Gen. Tommy Franks, the U.S. commander in the Iraq war last year, spelled it out before the invasion began. "We don't do body counts," he said, referring to the Iraqis who might be killed in the forthcoming conflict. His deputies were left to explain why a careful toll of American dead was kept but Iraqi deaths went unrecorded. "It just is not worth trying to characterize by numbers," Brig. Gen. Vince Brooks, the deputy director of operations at U.S. Central Command, said just days before the fall of Baghdad.
"And, frankly, if we are going to be honorable about our warfare, we are not out there trying to count up bodies. This is not the appropriate way for us to go."
Occasionally the generals have not been able to resist. After the assault on Fallujah last month commanders said at least 1,200 rebels were killed. It was a claim impossible to verify. Even now the city is cordoned off by U.S. troops, the roads leading there are still extremely dangerous, and the Iraqi Red Crescent, the only aid agency operating inside the city, has had to pull out. When it has been possible to investigate the claims they have been difficult to verify.
Last December the military said it had killed 54 insurgents in ambushes in Samarra, a town north of Baghdad. Hospital officials, however, put the toll at only eight or nine. There is a tempting propaganda value for U.S. commanders to cite tolls of enemy dead -- during the Vietnam War "success" was often measured in the number of Vietnamese killed, and those numbers were routinely inflated to mask the painful realities on the ground. But the Americans have a broader policy in Iraq, and over the past 20 months the military has made no effort to record the thousands of Iraqi civilians who have been killed.
Wednesday British Prime Minister Tony Blair rejected a call from more than 40 diplomats, peers, scientists and religious leaders who pressed for an independent inquiry for a civilian death toll. "Figures from the Iraqi Ministry of Health, which are a survey from the hospitals there, are in our view the most accurate survey there is," he told Parliament.
The Health Ministry has produced a figure of 3,853 civilians killed between April and October of this year. But it is not clear whether those figures cover the entire country, how they were confirmed or what the causes of death were. No figures have been produced for the first year since the invasion. The task of trying to assess the civilian toll has been taken up by small groups working in a difficult and dangerous environment. With security in Iraq ever more fragile, and with nearly every Western charity out of the country, it has become harder to keep an accurate record.
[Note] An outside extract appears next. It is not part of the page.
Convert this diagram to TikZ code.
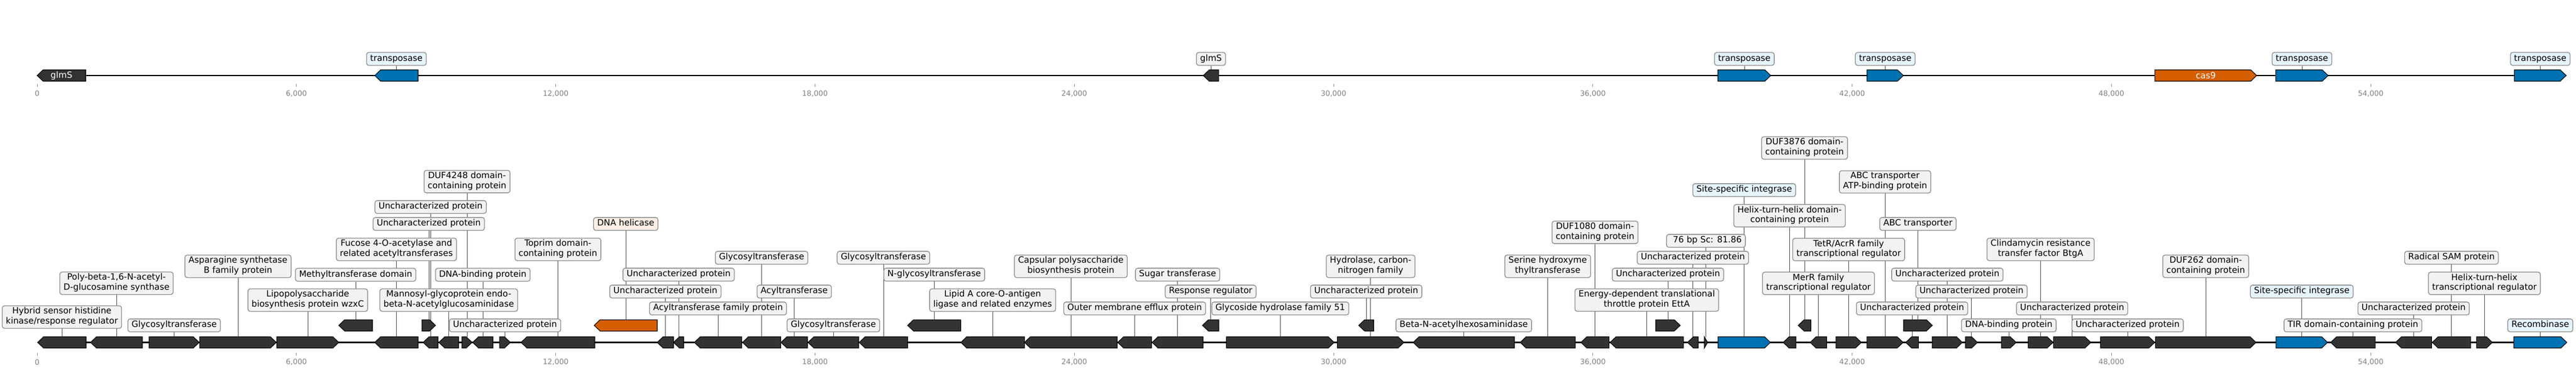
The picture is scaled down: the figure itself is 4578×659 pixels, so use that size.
\documentclass[tikz,border=0pt]{standalone}
\usepackage{fontspec}
\setmainfont{DejaVu Sans}
\usetikzlibrary{backgrounds}

\definecolor{genedark}{HTML}{333333}
\definecolor{geneblue}{HTML}{0072B2}
\definecolor{geneorange}{HTML}{D55E00}
\definecolor{taggray}{HTML}{F2F2F2}
\definecolor{tagbluefill}{HTML}{E6F4FC}
\definecolor{tagorangefill}{HTML}{FDEFE5}

\tikzset{
  gene/.style={draw=black, line width=1.1pt, line join=miter},
  track/.style={line width=2.2pt},
  conn/.style={draw=black!70, line width=0.9pt},
  tag/.style={draw=black!45, line width=1.3pt, rounded corners=4pt, fill=taggray,
    inner xsep=6.5pt, inner ysep=2.6pt, align=center,
    font=\fontsize{15.3}{17.7}\selectfont,
    execute at begin node=\strut, execute at end node=\strut},
  tagblue/.style={tag, fill=tagbluefill},
  tagorange/.style={tag, fill=tagorangefill},
  genetext/.style={text=white, inner sep=0pt, font=\fontsize{15.3}{17.7}\selectfont},
  tickmark/.style={draw=black!45, line width=0.8pt},
  ticklab/.style={text=black!50, inner sep=0pt, font=\fontsize{13}{15}\selectfont},
}

% gene arrows: name, start, end, track height, colour
\newcommand{\generight}[5]{%
  \pgfmathsetmacro{\headlen}{min(10.5,#3-#2)}
  \draw[gene, fill=#5] (#2,{#4-10}) -- ({#3-\headlen},{#4-10}) -- (#3,#4)
    -- ({#3-\headlen},{#4+10}) -- (#2,{#4+10}) -- cycle;
  \coordinate (#1) at ({(#2+#3)/2},{#4-10});
}
\newcommand{\geneleft}[5]{%
  \pgfmathsetmacro{\headlen}{min(10.5,#3-#2)}
  \draw[gene, fill=#5] (#3,{#4-10}) -- ({#2+\headlen},{#4-10}) -- (#2,#4)
    -- ({#2+\headlen},{#4+10}) -- (#3,{#4+10}) -- cycle;
  \coordinate (#1) at ({(#2+#3)/2},{#4-10});
}

\begin{document}
\begin{tikzpicture}[x=1pt, y=-1pt]
  \useasboundingbox (0,0) rectangle (4578,659);
  \def\ta{134}
  \def\la{607.5}
  \def\lb{577.3}

  % upper record
  \coordinate (a0) at (66,\ta);
  \coordinate (a1) at (4561,\ta);
  \draw[track] (a0) -- (a1);
  \foreach \k/\lab in {0/0,1/{6,000},2/{12,000},3/{18,000},4/{24,000},5/{30,000},6/{36,000},7/{42,000},8/{48,000},9/{54,000}}{
    \draw[tickmark] ({66+460.8*\k},149) -- ({66+460.8*\k},154);
    \node[ticklab] at ({66+460.8*\k},166) {\lab};
  }
  \geneleft{u1}{66}{152.5}{\ta}{genedark}
  \geneleft{u2}{666}{743}{\ta}{geneblue}
  \geneleft{u3}{2138.4}{2165.8}{\ta}{genedark}
  \generight{u4}{3053}{3147}{\ta}{geneblue}
  \generight{u5}{3318}{3382.6}{\ta}{geneblue}
  \generight{u6}{3829.6}{4010.4}{\ta}{geneorange}
  \generight{u7}{4044.4}{4137.5}{\ta}{geneblue}
  \generight{u8}{4468.4}{4560.5}{\ta}{geneblue}
  \node[genetext] (n1) at (u1 |- 0,\ta) {glmS};
  \node[genetext] (n6) at (u6 |- 0,\ta) {cas9};
  \node[tagblue] (s2) at (u2 |- 0,104.5) {transposase};
  \node[tag] (s3) at (u3 |- 0,104.5) {glmS};
  \node[tagblue] (s4) at (u4 |- 0,104.5) {transposase};
  \node[tagblue] (s5) at (u5 |- 0,104.5) {transposase};
  \node[tagblue] (s7) at (u7 |- 0,104.5) {transposase};
  \node[tagblue] (s8) at (u8 |- 0,104.5) {transposase};

  % lower record
  \coordinate (b0) at (67,\la);
  \coordinate (b1) at (4561,\la);
  \draw[track] (b0) -- (b1);
  \foreach \k/\lab in {0/0,1/{6,000},2/{12,000},3/{18,000},4/{24,000},5/{30,000},6/{36,000},7/{42,000},8/{48,000},9/{54,000}}{
    \draw[tickmark] ({66+460.8*\k},626) -- ({66+460.8*\k},630.5);
    \node[ticklab] at ({66+460.8*\k},642.5) {\lab};
  }
  \geneleft{g1}{67}{153}{\la}{genedark}
  \geneleft{g2}{161}{253}{\la}{genedark}
  \generight{g3}{265}{354}{\la}{genedark}
  \generight{g4}{355}{491}{\la}{genedark}
  \generight{g5}{492}{602}{\la}{genedark}
  \geneleft{g6}{602}{662}{\lb}{genedark}
  \geneleft{g7}{666}{743}{\la}{genedark}
  \generight{g8}{750}{774}{\lb}{genedark}
  \geneleft{g9}{752}{778.5}{\la}{genedark}
  \geneleft{g10}{780}{815}{\la}{genedark}
  \generight{g11}{821}{839}{\la}{genedark}
  \geneleft{g12}{840}{876}{\la}{genedark}
  \generight{g13}{888}{907}{\la}{genedark}
  \geneleft{g14}{926}{1057}{\la}{genedark}
  \geneleft{g15}{1056}{1168}{\lb}{geneorange}
  \geneleft{g16}{1168}{1197}{\la}{genedark}
  \geneleft{g17}{1197}{1215}{\la}{genedark}
  \geneleft{g18}{1234}{1318}{\la}{genedark}
  \geneleft{g19}{1319.5}{1387.5}{\la}{genedark}
  \geneleft{g20}{1388}{1435}{\la}{genedark}
  \geneleft{g21}{1436}{1526}{\la}{genedark}
  \geneleft{g22}{1527}{1613}{\la}{genedark}
  \geneleft{g23}{1613}{1707.5}{\lb}{genedark}
  \geneleft{g24}{1707.5}{1820.7}{\la}{genedark}
  \geneleft{g25}{1820.7}{1985.4}{\la}{genedark}
  \geneleft{g26}{1986.3}{2046.6}{\la}{genedark}
  \geneleft{g27}{2047.5}{2138}{\la}{genedark}
  \geneleft{g28}{2137}{2166}{\lb}{genedark}
  \generight{g29}{2179.5}{2371}{\la}{genedark}
  \generight{g30}{2376.6}{2495}{\la}{genedark}
  \geneleft{g31}{2414.6}{2441.3}{\lb}{genedark}
  \geneleft{g32}{2511.4}{2691.3}{\la}{genedark}
  \geneleft{g33}{2701.6}{2799.5}{\la}{genedark}
  \geneleft{g34}{2809.6}{2859.6}{\la}{genedark}
  \geneleft{g35}{2861.4}{2991.8}{\la}{genedark}
  \generight{g36}{2942.5}{2986}{\lb}{genedark}
  \geneleft{g37}{2999}{3018}{\la}{genedark}
  \generight{g38}{3029}{3034.6}{\la}{genedark}
  \generight{g39}{3053.2}{3146.4}{\la}{geneblue}
  \geneleft{g40}{3169}{3191.8}{\la}{genedark}
  \geneleft{g41}{3195.7}{3218.3}{\lb}{genedark}
  \geneleft{g42}{3217}{3246.4}{\la}{genedark}
  \generight{g43}{3262.9}{3307.9}{\la}{genedark}
  \generight{g44}{3317.9}{3382.1}{\la}{genedark}
  \geneleft{g45}{3386.8}{3409.3}{\la}{genedark}
  \generight{g46}{3383}{3434}{\lb}{genedark}
  \generight{g47}{3434}{3487.5}{\la}{genedark}
  \generight{g48}{3493}{3514.3}{\la}{genedark}
  \generight{g49}{3557}{3583}{\la}{genedark}
  \generight{g50}{3604.3}{3648.6}{\la}{genedark}
  \generight{g51}{3649.3}{3715.7}{\la}{genedark}
  \generight{g52}{3733}{3829.3}{\la}{genedark}
  \generight{g53}{3830.7}{4009.3}{\la}{genedark}
  \generight{g54}{4044.8}{4136.4}{\la}{geneblue}
  \geneleft{g55}{4142}{4221}{\la}{genedark}
  \geneleft{g56}{4257.3}{4321.3}{\la}{genedark}
  \geneleft{g57}{4322.5}{4390.8}{\la}{genedark}
  \generight{g58}{4401}{4429.3}{\la}{genedark}
  \generight{g59}{4467.4}{4561.6}{\la}{geneblue}

  \node[tag] (t1) at (g1 |- 0,562.5) {Hybrid sensor histidine\\kinase/response regulator};
  \node[tag] (t2) at (g2 |- 0,502.5) {Poly-beta-1,6-N-acetyl-\\D-glucosamine synthase};
  \node[tag] (t3) at (g3 |- 0,577.3) {Glycosyltransferase};
  \node[tag] (t4) at (g4 |- 0,472.5) {Asparagine synthetase\\B family protein};
  \node[tag] (t5) at (g5 |- 0,532.5) {Lipopolysaccharide\\biosynthesis protein wzxC};
  \node[tag] (t6) at (g6 |- 0,487.5) {Methyltransferase domain};
  \node[tag] (t7) at (g7 |- 0,442.5) {Fucose 4-O-acetylase and\\related acetyltransferases};
  \node[tag] (t8) at (g8 |- 0,397.3) {Uncharacterized protein};
  \node[tag] (t9) at (g9 |- 0,367.3) {Uncharacterized protein};
  \node[tag] (t10) at (g10 |- 0,532.5) {Mannosyl-glycoprotein endo-\\beta-N-acetylglucosaminidase};
  \node[tag] (t11) at (g11 |- 0,322.2) {DUF4248 domain-\\containing protein};
  \node[tag] (t12) at (g12 |- 0,487.5) {DNA-binding protein};
  \node[tag] (t13) at (g13 |- 0,577.3) {Uncharacterized protein};
  \node[tag] (t14) at (g14 |- 0,442.5) {Toprim domain-\\containing protein};
  \node[tagorange] (t15) at (g15 |- 0,397.3) {DNA helicase};
  \node[tag] (t16) at (g16 |- 0,517.3) {Uncharacterized protein};
  \node[tag] (t17) at (g17 |- 0,487.3) {Uncharacterized protein};
  \node[tag] (t18) at (g18 |- 0,547.3) {Acyltransferase family protein};
  \node[tag] (t19) at (g19 |- 0,457.3) {Glycosyltransferase};
  \node[tag] (t20) at (g20 |- 0,517.3) {Acyltransferase};
  \node[tag] (t21) at (g21 |- 0,577.3) {Glycosyltransferase};
  \node[tag] (t22) at (g22 |- 0,457.3) {Glycosyltransferase};
  \node[tag] (t23) at (g23 |- 0,487.3) {N-glycosyltransferase};
  \node[tag] (t24) at (g24 |- 0,532.5) {Lipid A core-O-antigen\\ligase and related enzymes};
  \node[tag] (t25) at (g25 |- 0,472.5) {Capsular polysaccharide\\biosynthesis protein};
  \node[tag] (t26) at (g26 |- 0,547.3) {Outer membrane efflux protein};
  \node[tag] (t27) at (g27 |- 0,487.3) {Sugar transferase};
  \node[tag] (t28) at (g28 |- 0,517.3) {Response regulator};
  \node[tag] (t29) at (g29 |- 0,547.3) {Glycoside hydrolase family 51};
  \node[tag] (t30) at (g30 |- 0,472.5) {Hydrolase, carbon-\\nitrogen family};
  \node[tag] (t31) at (g31 |- 0,517.3) {Uncharacterized protein};
  \node[tag] (t32) at (g32 |- 0,577.3) {Beta-N-acetylhexosaminidase};
  \node[tag] (t33) at (g33 |- 0,472.5) {Serine hydroxyme\\thyltransferase};
  \node[tag] (t34) at (g34 |- 0,412.2) {DUF1080 domain-\\containing protein};
  \node[tag] (t35) at (g35 |- 0,532.4) {Energy-dependent translational\\throttle protein EttA};
  \node[tag] (t36) at (g36 |- 0,487.3) {Uncharacterized protein};
  \node[tag] (t37) at (g37 |- 0,457.3) {Uncharacterized protein};
  \node[tag] (t38) at (g38 |- 0,427.3) {\hspace*{.32em}76 bp Sc: 81.86};
  \node[tagblue] (t39) at (g39 |- 0,337.3) {Site-specific integrase};
  \node[tag] (t40) at (g40 |- 0,382.7) {Helix-turn-helix domain-\\containing protein};
  \node[tag] (t41) at (g41 |- 0,262.5) {DUF3876 domain-\\containing protein};
  \node[tag] (t42) at (g42 |- 0,502.7) {MerR family\\transcriptional regulator};
  \node[tag] (t43) at (g43 |- 0,442.7) {TetR/AcrR family\\transcriptional regulator};
  \node[tag] (t44) at (g44 |- 0,322.7) {ABC transporter\\ATP-binding protein};
  \node[tag] (t45) at (g45 |- 0,547.3) {Uncharacterized protein};
  \node[tag] (t46) at (g46 |- 0,397.3) {ABC transporter};
  \node[tag] (t47) at (g47 |- 0,487.3) {Uncharacterized protein};
  \node[tag] (t48) at (g48 |- 0,517.3) {Uncharacterized protein};
  \node[tag] (t49) at (g49 |- 0,577.3) {DNA-binding protein};
  \node[tag] (t50) at (g50 |- 0,442.5) {Clindamycin resistance\\transfer factor BtgA};
  \node[tag] (t51) at (g51 |- 0,547.3) {Uncharacterized protein};
  \node[tag] (t52) at (g52 |- 0,577.3) {Uncharacterized protein};
  \node[tag] (t53) at (g53 |- 0,472.5) {DUF262 domain-\\containing protein};
  \node[tagblue] (t54) at (g54 |- 0,517.3) {Site-specific integrase};
  \node[tag] (t55) at (g55 |- 0,577.3) {TIR domain-containing protein};
  \node[tag] (t56) at (g56 |- 0,547.3) {Uncharacterized protein};
  \node[tag] (t57) at (g57 |- 0,457.3) {Radical SAM protein};
  \node[tag] (t58) at (g58 |- 0,502.7) {Helix-turn-helix\\transcriptional regulator};
  \node[tagblue] (t59) at (g59 |- 0,577.3) {Recombinase};

  % label lines go behind boxes and arrows
  \begin{pgfonlayer}{background}
    \foreach \i in {2,3,4,5,7,8}
      \draw[conn] (s\i) -- (u\i);
    \foreach \i in {1,...,59}
      \draw[conn] (t\i) -- (g\i);
  \end{pgfonlayer}
\end{tikzpicture}
\end{document}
Straight after the war the Guardian examined Baghdad hospital ledgers and gained an insight into the difficulty of keeping accurate figures. One large hospital, al-Kindi, officially recorded 192 civilians killed between the invasion and the fall of the regime on April 9. The Yarmouk hospital had 99 civilian deaths before it closed on April 6. But even then staff were cautious, saying many civilians were buried without being taken to hospital and that some may have been fighters out of uniform.
The Associated Press surveyed hospitals and found 3,420 civilian deaths in the war. Another survey by the Campaign for Innocent Victims in Conflict, which checked each reported death against several sources, came up with just under 2,000. It was slow and often inaccurate work.
Since then much of the recording has been done by Iraq Body Count, independent researchers based in Britain who use press reports and other public sources to establish a death toll not only for last year's war but also the occupation that has followed. Wednesday night its overall Iraqi civilian toll stood at between 14,619 and 16,804. The broad range is evidence in itself of how hard an accurate count is.
In June a report by the left-wing Institute for Policy Studies and Foreign Policy in Focus estimated 11,317 Iraqi civilians and 6,370 Iraqi soldiers or insurgents had died. Another survey by U.S. academics published in the Lancet in October was based on a survey of 33 randomly chosen districts in Iraq and came up with some 100,000 probable civilian deaths so far.
By comparison, the U.S. and British military keeps a careful record of servicemen and women killed in Iraq: As of Wednesday night, 1,276 Americans and 71 Britons since the invasion. In Iraq the relatives of those civilians killed often seem less concerned about the figures.
Most speak instead of a search for recognition: an acknowledgment of what happened, an investigation, an apology and compensation. For some it has come. For many others it has not, and that has left the bitter and dangerous taste of frustration.